Personally, I think a great many people overstate the complexity of fugue writing. It is as simple or as complex as you want. The rules you choose to follow or not follow are up to you. There is a great difference between an atonal fugue and one by Bach, and indeed one by Bach and one by those who preceded him. Why not start by listening to "So you want to write a fugue" by Glenn Gould. I guess what I'm trying to say is that "fugue" means a great many things to a great many people. What it means to you is up to you. Essentially you have a melody coming back again and again, and thats it. Yeah, the opening is a little formulaic, but even then you can vary a great deal - the order of the voices, real or tonal answer, how soon the voices enter after one another, etc. So I would just dive in and see what you come up with.
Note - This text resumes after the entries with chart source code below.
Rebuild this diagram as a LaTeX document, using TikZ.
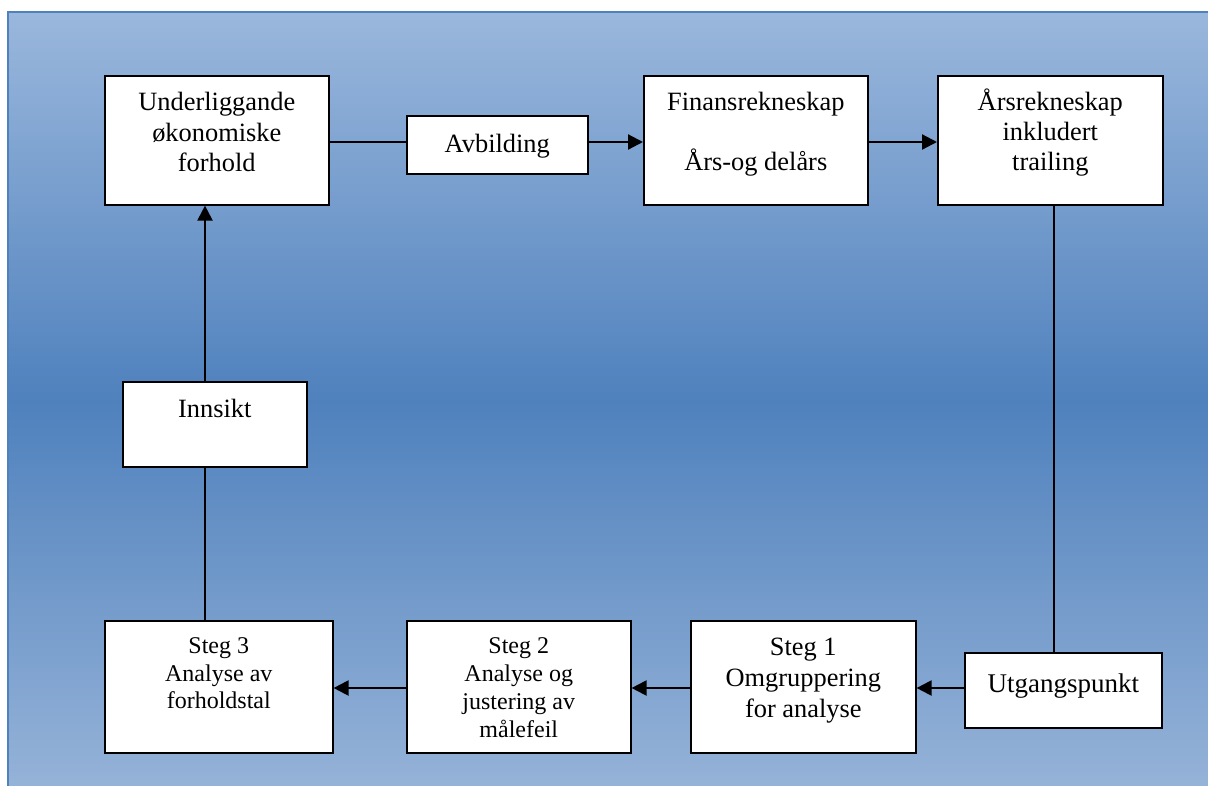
\documentclass[tikz,border=0pt]{standalone}
\usepackage{fontspec}
\setmainfont{Liberation Serif}
\usetikzlibrary{arrows.meta}

\definecolor{bgtop}{HTML}{9AB7DC}
\definecolor{bgmid}{HTML}{4F81BD}
\definecolor{bgbot}{HTML}{96B3D8}
\definecolor{framecol}{HTML}{4F81BD}

% box body: width, height, first-baseline depth, font size, leading, text
\newcommand{\boxbody}[6]{%
  \parbox[t][#2][t]{#1}{\centering\fontsize{#4}{#5}\selectfont\rule{0pt}{#3}#6}}

\tikzset{
  stepbox/.style={draw=black, line width=1.6pt, fill=white, inner sep=0pt, anchor=north west},
  arr/.style={draw=black, line width=2.2pt, -{Triangle[length=15pt,width=15pt]}},
  link/.style={draw=black, line width=1.6pt},
}

\begin{document}
\begin{tikzpicture}[x=1pt, y=-1pt]
\useasboundingbox (0,0) rectangle (1208,785);

% gradient panel, built from thin horizontal strips
\begin{scope}
  \clip (0,0) rectangle (1208,785);
  \foreach \i in {0,...,194} {
    \pgfmathsetmacro{\ya}{12+4*\i}
    \pgfmathsetmacro{\yb}{\ya+4.6}
    \pgfmathsetmacro{\t}{min(100,abs(\ya+2-402)/388*100)}
    \ifdim\ya pt<402pt
      \fill[bgtop!\t!bgmid] (8,\ya) rectangle (1220,\yb);
    \else
      \fill[bgbot!\t!bgmid] (8,\ya) rectangle (1220,\yb);
    \fi
  }
  \draw[framecol, line width=2pt] (8,800) -- (8,12) -- (1220,12);
\end{scope}

% upper row
\node[stepbox] (und) at (104,75)
  {\boxbody{224pt}{129pt}{35pt}{26.4pt}{30.5pt}{Underliggande\\ økonomiske\\ forhold}};
\node[stepbox] (avb) at (406,115)
  {\boxbody{181pt}{58pt}{37pt}{26.4pt}{30.5pt}{Avbilding}};
\node[stepbox] (fin) at (643,75)
  {\boxbody{224pt}{129pt}{35pt}{26.4pt}{30pt}{Finansrekneskap\\[30pt]Års-og delårs}};
\node[stepbox] (ars) at (937,75)
  {\boxbody{225pt}{129pt}{35pt}{26.4pt}{30pt}{Årsrekneskap\\ inkludert\\ trailing}};

% left column
\node[stepbox] (inn) at (122,381)
  {\boxbody{184pt}{85pt}{36pt}{26.4pt}{30pt}{Innsikt}};

% lower row
\node[stepbox] (s3) at (104,620)
  {\boxbody{228pt}{132pt}{33pt}{24pt}{27.5pt}{Steg 3\\ Analyse av\\ forholdstal}};
\node[stepbox] (s2) at (406,620)
  {\boxbody{224pt}{132pt}{33pt}{24pt}{28pt}{Steg 2\\ Analyse og\\ justering av\\ målefeil}};
\node[stepbox] (s1) at (690,620)
  {\boxbody{225pt}{132pt}{35pt}{26.4pt}{31pt}{Steg 1\\ Omgruppering\\ for analyse}};
\node[stepbox] (utg) at (964,652)
  {\boxbody{197pt}{75pt}{40pt}{27pt}{31pt}{Utgangspunkt}};

% connector guides
\coordinate (colL) at (205,0);
\coordinate (colR) at (1054,0);
\coordinate (rowT) at (0,142);
\coordinate (rowB) at (0,688);

% connectors
\draw[link] (und.east |- rowT) -- (avb.west |- rowT);
\draw[arr] (avb.east |- rowT) -- (fin.west |- rowT);
\draw[arr] (fin.east |- rowT) -- (ars.west |- rowT);
\draw[link] (ars.south -| colR) -- (utg.north -| colR);
\draw[arr] (utg.west |- rowB) -- (s1.east |- rowB);
\draw[arr] (s1.west |- rowB) -- (s2.east |- rowB);
\draw[arr] (s2.west |- rowB) -- (s3.east |- rowB);
\draw[link] (s3.north -| colL) -- (inn.south -| colL);
\draw[arr] (inn.north -| colL) -- (und.south -| colL);
\end{tikzpicture}
\end{document}
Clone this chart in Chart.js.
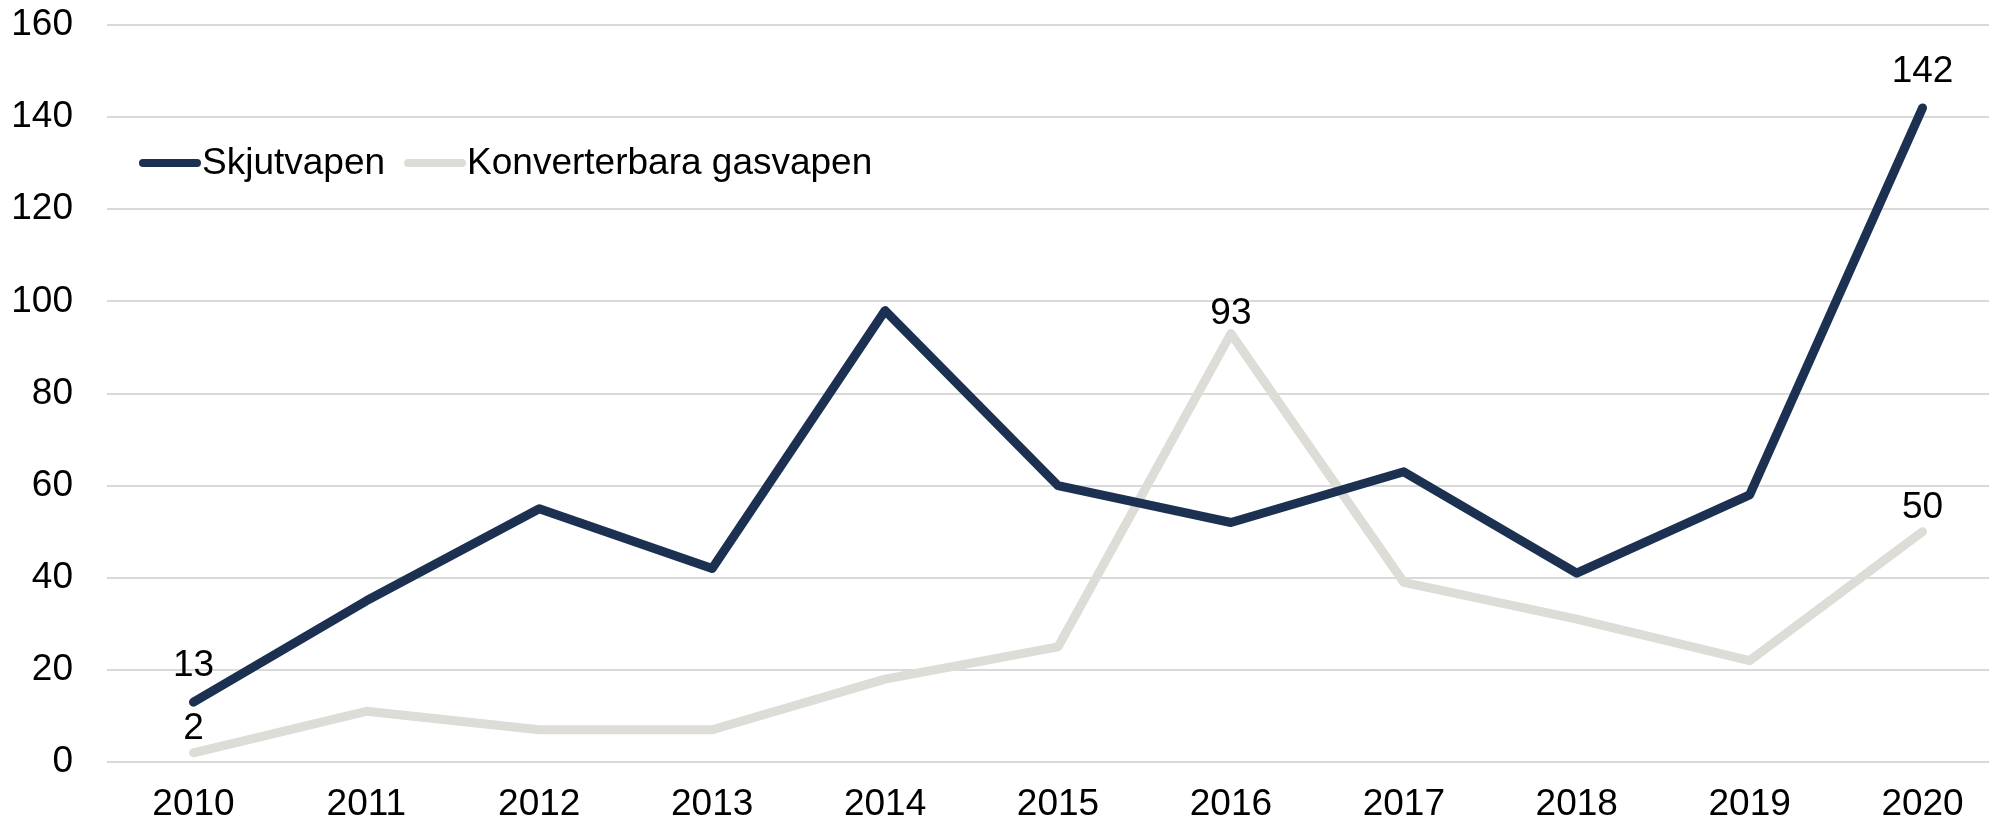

I've written quite nice fugues (I like them) early on that are way simple, probably break loads of rules, but as I learn more and more, it gets more and more complex. Early fugues had not much idea of harmonic progression, they were simply based on species counterpoint. Bach's fugues had a great mastery of harmonic progression, but also modulated all over the place thanks to the new well-temperament system that earlier composers didnt have access to. Some fugues use highly complex stretto and inversion - others dont. So in short, its as simple or as complex as you want it to be.  So my best advice is "so you want to write a fugue, you have the urge to write a fugue, you have the nerve to write a fugue, so go ahead, just plunge right in and write one" 
You are not going to compete with Art of the Fugue on your first try - so dont try to. Just start.